Dès lors, en maintenant les autorisations préalables d’exportation de matériels de guerre et matériels assimilés à destination de ces pays, la France viole le TCA dont l’article 6 stipule :
Un État Partie ne doit autoriser aucun transfert d’armes classiques visées par l’article 2(1) ou des biens visés par les articles 3 ou 4 s’il a connaissance, lors de l’autorisation, que ces armes ou ces biens pourraient servir à commettre un génocide, des crimes contre l’humanité, des violations graves des Conventions de Genève de 1949, des attaques dirigées contre des civils ou des biens de caractère civil et protégés comme tels, ou d’autres crimes de guerre tels que définis par des accords internationaux auxquels il est partie
Elle se rend également coupable d’une violation des stipulations de l’article 7(7) en ne procédant pas à un réexamen objectif des autorisations préalables d’exportation de matériels de guerre et matériels assimilés à destination des pays membre de la Coalition alors même qu’elle ne peut ignorer les « nouvelles informations pertinentes » relatives aux conditions dans lesquelles ces pays font usage de ce matériel militaire dans le cadre de la guerre qu’ils mènent au Yémen.

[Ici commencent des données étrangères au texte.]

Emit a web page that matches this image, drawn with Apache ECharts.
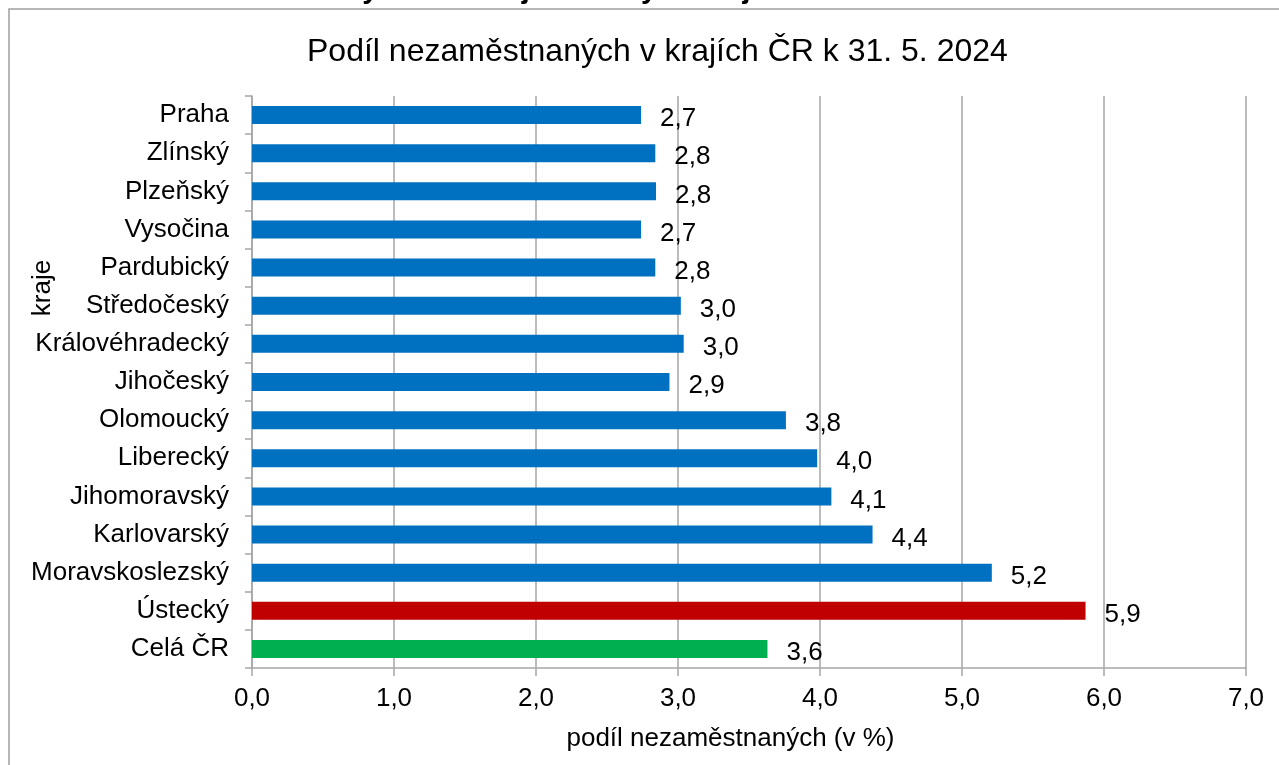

Enfin, par la fourniture d’armes aux pays de la Coalition qui interviennent au Yémen, elle participe à l’érosion des acquis de la Charte des Nations-Unies en prêtant son concours à des Etats dont les actes violent la légalité internationale. 4
Au soutien de cette demande, vous trouverez sous ce pli une annexe de dix pages détaillant le contexte du conflit, la position des Nations-Unies, des institutions européennes, d’autres gouvernements ainsi que de très nombreuses organisations non gouvernementales impliquées.
Je vous prie de croire, Monsieur le Premier ministre, à l’assurance de ma très haute considération.